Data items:
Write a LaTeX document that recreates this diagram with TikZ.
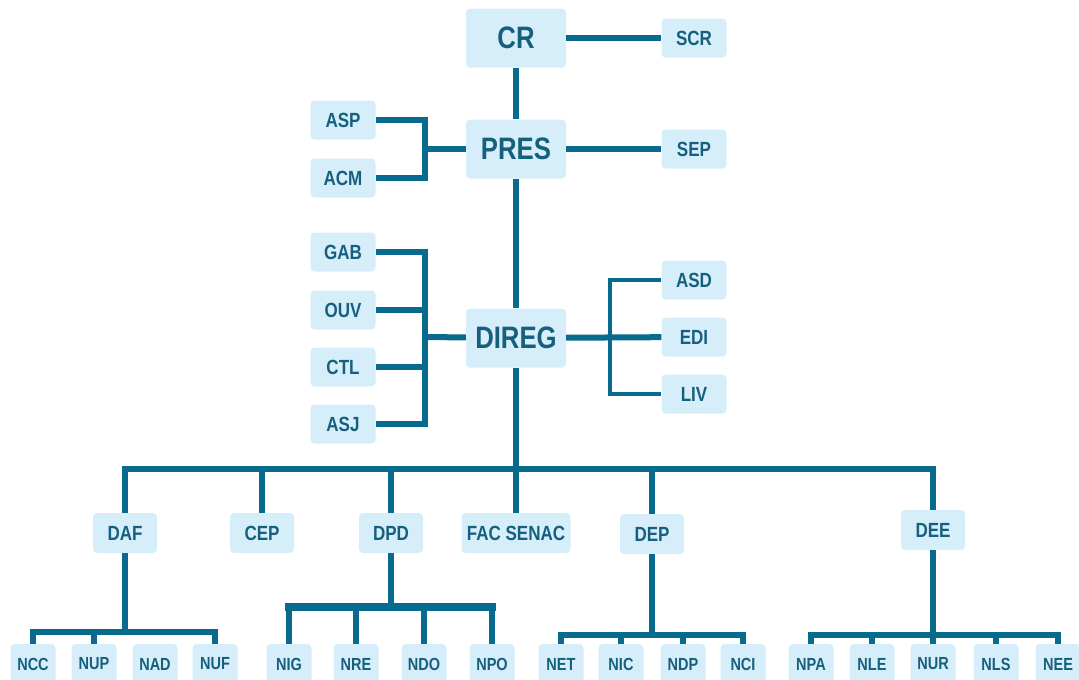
\documentclass[tikz,border=0pt]{standalone}
\usepackage{fontspec}
\setmainfont{Liberation Sans}[FakeStretch=0.83]
\definecolor{orgline}{RGB}{8,106,140}
\definecolor{orgfill}{RGB}{213,238,250}
\definecolor{orgtext}{RGB}{22,96,126}

\begin{document}
\begin{tikzpicture}[x=1pt,y=-1pt,
  box/.style={fill=orgfill, rounded corners=4pt, text=orgtext, inner sep=0pt},
  bigbox/.style={box, minimum width=100pt, minimum height=59pt, font=\bfseries\fontsize{31}{31}\selectfont},
  smallbox/.style={box, minimum width=65pt, minimum height=39pt, font=\bfseries\fontsize{20.5}{20.5}\selectfont},
  midbox/.style={box, minimum width=64pt, minimum height=40pt, font=\bfseries\fontsize{20.5}{20.5}\selectfont},
  lowbox/.style={box, minimum width=45pt, minimum height=40pt, font=\bfseries\fontsize{17.5}{17.5}\selectfont},
  link/.style={draw=orgline, line width=6pt},
  thinlink/.style={draw=orgline, line width=4.5pt},
  buslink/.style={draw=orgline, line width=8pt, line cap=rect}]
  \useasboundingbox (0,0) rectangle (1079,680);
  \clip (0,0) rectangle (1079,680);

  % top
  \node[bigbox] (CR) at (516,38) {CR};
  \node[bigbox] (PRES) at (516,149) {PRES};
  \node[bigbox] (DIREG) at (516,338) {DIREG};
  \node[smallbox] (SCR) at (694,38) {SCR};
  \node[smallbox] (SEP) at (694,149) {SEP};
  \node[smallbox] (ASP) at (343,120) {ASP};
  \node[smallbox] (ACM) at (343,178) {ACM};
  \foreach \n/\y in {GAB/252,OUV/310,CTL/367,ASJ/424}
    \node[smallbox] (\n) at (343,\y) {\n};
  \foreach \n/\y in {ASD/280,EDI/337,LIV/394}
    \node[smallbox] (\n) at (694,\y) {\n};

  % second level
  \foreach \n/\x/\y in {DAF/125/533,CEP/262/533,DPD/391/533,DEP/652/534,DEE/933/530}
    \node[midbox] (\n) at (\x,\y) {\n};
  \node[midbox, minimum width=109pt] (FAC) at (516,533) {FAC SENAC};

  % units
  \foreach \n/\x in {NCC/33,NUP/94,NAD/155,NUF/215,NIG/289,NRE/356,NDO/424,NPO/492,
                     NET/561,NIC/621,NDP/683,NCI/743,NPA/811,NLE/872,NUR/933,NLS/996,NEE/1058}
    \node[lowbox] (\n) at (\x,664) {\n};

  \coordinate (pb) at (425,149);
  \coordinate (db) at (425,337);
  \coordinate (rb) at (610,337);
  \coordinate (bus) at (516,469);
  \coordinate (daf) at (125,632);
  \coordinate (dpd) at (391,607);
  \coordinate (dep) at (652,635);
  \coordinate (dee) at (933,635);

  \path[link] (CR) -- (SCR);
  \path[link] (PRES) -- (SEP);
  \path[link] (CR) -- (PRES);
  \path[link] (PRES) -- (DIREG);
  \path[link] (ASP.east) -| (pb) |- (ACM.east);
  \path[link] (pb) -- (PRES);
  \path[link] (GAB.east) -| (db) |- (ASJ.east);
  \foreach \n in {OUV,CTL}
    \path[link] (\n.east) -- (\n.east -| db);
  \path[link] (db) -- (DIREG);
  \path[thinlink] (ASD.west) -| (rb) |- (LIV.west);
  \path[link] (DIREG) -- (EDI);

  % main bus
  \path[link] (DIREG) -- (FAC);
  \path[link] (DAF.north) |- (bus) -| (DEE.north);
  \foreach \n in {CEP,DPD,DEP}
    \path[link] (\n.north) -- (\n.north |- bus);

  % lower groups
  \path[link] (DAF) -- (daf);
  \path[link] (NCC.north) |- (daf) -| (NUF.north);
  \path[link] (NUP.north) -- (NUP.north |- daf);
  \path[link] (DPD) -- (dpd);
  \path[buslink] (NIG.north |- dpd) -- (NPO.north |- dpd);
  \foreach \n in {NIG,NRE,NDO,NPO}
    \path[link] (\n.north) -- (\n.north |- dpd);
  \path[link] (DEP) -- (dep);
  \path[link] (NET.north) |- (dep) -| (NCI.north);
  \foreach \n in {NIC,NDP}
    \path[link] (\n.north) -- (\n.north |- dep);
  \path[link] (DEE) -- (dee);
  \path[link] (NPA.north) |- (dee) -| (NEE.north);
  \foreach \n in {NLE,NUR,NLS}
    \path[link] (\n.north) -- (\n.north |- dee);
\end{tikzpicture}
\end{document}
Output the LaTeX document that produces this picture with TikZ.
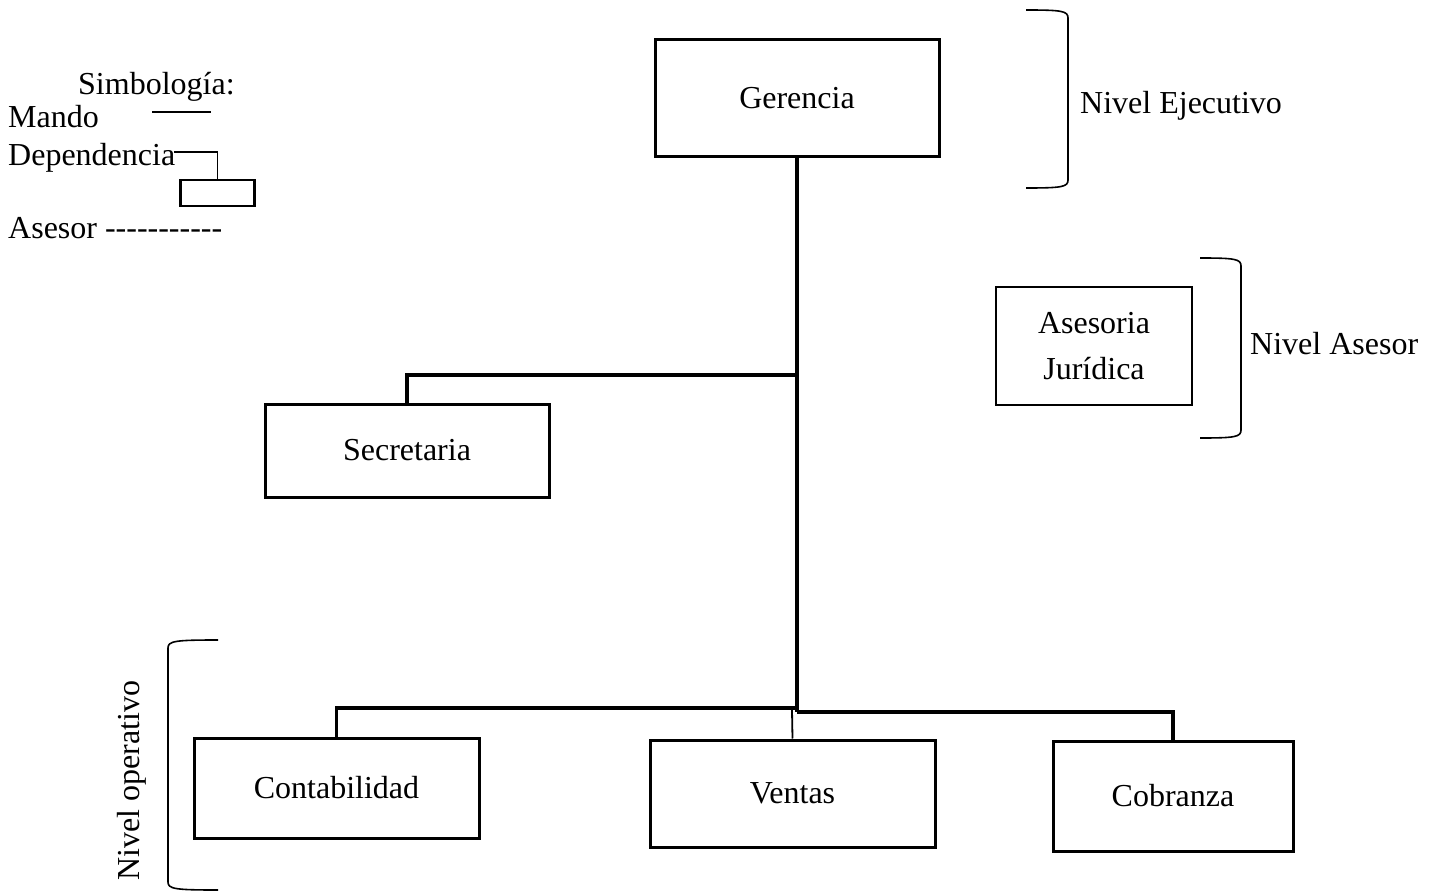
\documentclass[tikz,border=0pt]{standalone}
\usepackage{fontspec}
\setmainfont{Liberation Serif}
\begin{document}
\begin{tikzpicture}[x=1pt,y=-1pt,
  every node/.style={font=\fontsize{32}{46}\selectfont},
  unit/.style={draw,line width=3pt,minimum width=#1,inner sep=0pt},
  link/.style={line width=3.2pt},
  thinlink/.style={line width=1.8pt},
  brace/.style={line width=1.6pt},
  lbl/.style={anchor=base west,inner sep=0pt}]
\useasboundingbox (0,0) rectangle (1435,893);
\def\hy{-\kern0pt}

% organisation units
\node[unit=284pt,minimum height=117pt] (ger) at (797,98.5) {Gerencia};
\node[unit=196pt,minimum height=118pt,align=center,line width=2.4pt] (ase) at (1094,346) {Asesoria\\Jurídica};
\node[unit=284pt,minimum height=93pt] (sec) at (407,450.5) {Secretaria};
\node[unit=285pt,minimum height=100pt] (con) at (336.5,788) {Contabilidad};
\node[unit=285pt,minimum height=107pt] (ven) at (792.5,793.5) {Ventas};
\node[unit=240pt,minimum height=110pt] (cob) at (1173,796) {Cobranza};

% junctions on the main line
\coordinate (jsec) at (797,375);
\coordinate (jbot) at (797,712);
\coordinate (jcon) at (797,708);
\coordinate (jven) at (792,710);

% line of command
\draw[link] (ger.south) -- (jbot);
\draw[link] (sec.north) -- (sec.north |- jsec) -- (jsec);
\draw[link] (con.north) -- (con.north |- jcon) -- (jcon);
\draw[link] (jbot) -- (cob.north |- jbot) -- (cob.north);
\draw[thinlink] (jven) -- (ven.north);

% level brackets
\draw[brace] (1026,10) .. controls (1062,10) and (1068,11) .. (1068,18) -- (1068,180)
  .. controls (1068,187) and (1062,188) .. (1026,188);
\draw[brace] (1200,258) .. controls (1235,258) and (1241,259) .. (1241,266) -- (1241,430)
  .. controls (1241,437) and (1235,438) .. (1200,438);
\draw[brace] (218,640) .. controls (175,640) and (168,641) .. (168,648) -- (168,882)
  .. controls (168,889) and (175,890) .. (218,890);

\node[lbl] (nej) at (1080,114) {Nivel Ejecutivo};
\node[lbl] (nas) at (1250,354) {Nivel Asesor};
\node[lbl,rotate=90] (nop) at (139,881) {Nivel operativo};

% legend
\node[lbl] (sim) at (78,95) {Simbología:};
\node[lbl] (man) at (8,128) {Mando};
\node[lbl] (dep) at (8,166) {Dependencia};
\node[lbl] (asr) at (8,239) {Asesor \hy\hy\hy\hy\hy\hy\hy\hy\hy\hy-};
\coordinate (m1) at (152,112);
\coordinate (m2) at (211,112);
\draw[line width=1.4pt] (m1) -- (m2);
\node[draw,line width=2.6pt,minimum width=74pt,minimum height=26pt,inner sep=0pt] (dbox) at (217.5,193) {};
\coordinate (d1) at (174,152);
\draw[line width=1.4pt] (d1) -- (dbox.north |- d1) -- (dbox.north);
\end{tikzpicture}
\end{document}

Stated problem: Extract every line of the data exactly; pictures stay out.

Expected output:
Write a LaTeX document that recreates this diagram with TikZ.
\documentclass[tikz,border=0pt]{standalone}
\usepackage{fontspec}
\setmainfont{Liberation Sans}[FakeStretch=0.83]
\definecolor{orgline}{RGB}{8,106,140}
\definecolor{orgfill}{RGB}{213,238,250}
\definecolor{orgtext}{RGB}{22,96,126}

\begin{document}
\begin{tikzpicture}[x=1pt,y=-1pt,
  box/.style={fill=orgfill, rounded corners=4pt, text=orgtext, inner sep=0pt},
  bigbox/.style={box, minimum width=100pt, minimum height=59pt, font=\bfseries\fontsize{31}{31}\selectfont},
  smallbox/.style={box, minimum width=65pt, minimum height=39pt, font=\bfseries\fontsize{20.5}{20.5}\selectfont},
  midbox/.style={box, minimum width=64pt, minimum height=40pt, font=\bfseries\fontsize{20.5}{20.5}\selectfont},
  lowbox/.style={box, minimum width=45pt, minimum height=40pt, font=\bfseries\fontsize{17.5}{17.5}\selectfont},
  link/.style={draw=orgline, line width=6pt},
  thinlink/.style={draw=orgline, line width=4.5pt},
  buslink/.style={draw=orgline, line width=8pt, line cap=rect}]
  \useasboundingbox (0,0) rectangle (1079,680);
  \clip (0,0) rectangle (1079,680);

  % top
  \node[bigbox] (CR) at (516,38) {CR};
  \node[bigbox] (PRES) at (516,149) {PRES};
  \node[bigbox] (DIREG) at (516,338) {DIREG};
  \node[smallbox] (SCR) at (694,38) {SCR};
  \node[smallbox] (SEP) at (694,149) {SEP};
  \node[smallbox] (ASP) at (343,120) {ASP};
  \node[smallbox] (ACM) at (343,178) {ACM};
  \foreach \n/\y in {GAB/252,OUV/310,CTL/367,ASJ/424}
    \node[smallbox] (\n) at (343,\y) {\n};
  \foreach \n/\y in {ASD/280,EDI/337,LIV/394}
    \node[smallbox] (\n) at (694,\y) {\n};

  % second level
  \foreach \n/\x/\y in {DAF/125/533,CEP/262/533,DPD/391/533,DEP/652/534,DEE/933/530}
    \node[midbox] (\n) at (\x,\y) {\n};
  \node[midbox, minimum width=109pt] (FAC) at (516,533) {FAC SENAC};

  % units
  \foreach \n/\x in {NCC/33,NUP/94,NAD/155,NUF/215,NIG/289,NRE/356,NDO/424,NPO/492,
                     NET/561,NIC/621,NDP/683,NCI/743,NPA/811,NLE/872,NUR/933,NLS/996,NEE/1058}
    \node[lowbox] (\n) at (\x,664) {\n};

  \coordinate (pb) at (425,149);
  \coordinate (db) at (425,337);
  \coordinate (rb) at (610,337);
  \coordinate (bus) at (516,469);
  \coordinate (daf) at (125,632);
  \coordinate (dpd) at (391,607);
  \coordinate (dep) at (652,635);
  \coordinate (dee) at (933,635);

  \path[link] (CR) -- (SCR);
  \path[link] (PRES) -- (SEP);
  \path[link] (CR) -- (PRES);
  \path[link] (PRES) -- (DIREG);
  \path[link] (ASP.east) -| (pb) |- (ACM.east);
  \path[link] (pb) -- (PRES);
  \path[link] (GAB.east) -| (db) |- (ASJ.east);
  \foreach \n in {OUV,CTL}
    \path[link] (\n.east) -- (\n.east -| db);
  \path[link] (db) -- (DIREG);
  \path[thinlink] (ASD.west) -| (rb) |- (LIV.west);
  \path[link] (DIREG) -- (EDI);

  % main bus
  \path[link] (DIREG) -- (FAC);
  \path[link] (DAF.north) |- (bus) -| (DEE.north);
  \foreach \n in {CEP,DPD,DEP}
    \path[link] (\n.north) -- (\n.north |- bus);

  % lower groups
  \path[link] (DAF) -- (daf);
  \path[link] (NCC.north) |- (daf) -| (NUF.north);
  \path[link] (NUP.north) -- (NUP.north |- daf);
  \path[link] (DPD) -- (dpd);
  \path[buslink] (NIG.north |- dpd) -- (NPO.north |- dpd);
  \foreach \n in {NIG,NRE,NDO,NPO}
    \path[link] (\n.north) -- (\n.north |- dpd);
  \path[link] (DEP) -- (dep);
  \path[link] (NET.north) |- (dep) -| (NCI.north);
  \foreach \n in {NIC,NDP}
    \path[link] (\n.north) -- (\n.north |- dep);
  \path[link] (DEE) -- (dee);
  \path[link] (NPA.north) |- (dee) -| (NEE.north);
  \foreach \n in {NLE,NUR,NLS}
    \path[link] (\n.north) -- (\n.north |- dee);
\end{tikzpicture}
\end{document}
Output the LaTeX document that produces this picture with TikZ.
\documentclass[tikz,border=0pt]{standalone}
\usepackage{fontspec}
\setmainfont{Liberation Serif}
\begin{document}
\begin{tikzpicture}[x=1pt,y=-1pt,
  every node/.style={font=\fontsize{32}{46}\selectfont},
  unit/.style={draw,line width=3pt,minimum width=#1,inner sep=0pt},
  link/.style={line width=3.2pt},
  thinlink/.style={line width=1.8pt},
  brace/.style={line width=1.6pt},
  lbl/.style={anchor=base west,inner sep=0pt}]
\useasboundingbox (0,0) rectangle (1435,893);
\def\hy{-\kern0pt}

% organisation units
\node[unit=284pt,minimum height=117pt] (ger) at (797,98.5) {Gerencia};
\node[unit=196pt,minimum height=118pt,align=center,line width=2.4pt] (ase) at (1094,346) {Asesoria\\Jurídica};
\node[unit=284pt,minimum height=93pt] (sec) at (407,450.5) {Secretaria};
\node[unit=285pt,minimum height=100pt] (con) at (336.5,788) {Contabilidad};
\node[unit=285pt,minimum height=107pt] (ven) at (792.5,793.5) {Ventas};
\node[unit=240pt,minimum height=110pt] (cob) at (1173,796) {Cobranza};

% junctions on the main line
\coordinate (jsec) at (797,375);
\coordinate (jbot) at (797,712);
\coordinate (jcon) at (797,708);
\coordinate (jven) at (792,710);

% line of command
\draw[link] (ger.south) -- (jbot);
\draw[link] (sec.north) -- (sec.north |- jsec) -- (jsec);
\draw[link] (con.north) -- (con.north |- jcon) -- (jcon);
\draw[link] (jbot) -- (cob.north |- jbot) -- (cob.north);
\draw[thinlink] (jven) -- (ven.north);

% level brackets
\draw[brace] (1026,10) .. controls (1062,10) and (1068,11) .. (1068,18) -- (1068,180)
  .. controls (1068,187) and (1062,188) .. (1026,188);
\draw[brace] (1200,258) .. controls (1235,258) and (1241,259) .. (1241,266) -- (1241,430)
  .. controls (1241,437) and (1235,438) .. (1200,438);
\draw[brace] (218,640) .. controls (175,640) and (168,641) .. (168,648) -- (168,882)
  .. controls (168,889) and (175,890) .. (218,890);

\node[lbl] (nej) at (1080,114) {Nivel Ejecutivo};
\node[lbl] (nas) at (1250,354) {Nivel Asesor};
\node[lbl,rotate=90] (nop) at (139,881) {Nivel operativo};

% legend
\node[lbl] (sim) at (78,95) {Simbología:};
\node[lbl] (man) at (8,128) {Mando};
\node[lbl] (dep) at (8,166) {Dependencia};
\node[lbl] (asr) at (8,239) {Asesor \hy\hy\hy\hy\hy\hy\hy\hy\hy\hy-};
\coordinate (m1) at (152,112);
\coordinate (m2) at (211,112);
\draw[line width=1.4pt] (m1) -- (m2);
\node[draw,line width=2.6pt,minimum width=74pt,minimum height=26pt,inner sep=0pt] (dbox) at (217.5,193) {};
\coordinate (d1) at (174,152);
\draw[line width=1.4pt] (d1) -- (dbox.north |- d1) -- (dbox.north);
\end{tikzpicture}
\end{document}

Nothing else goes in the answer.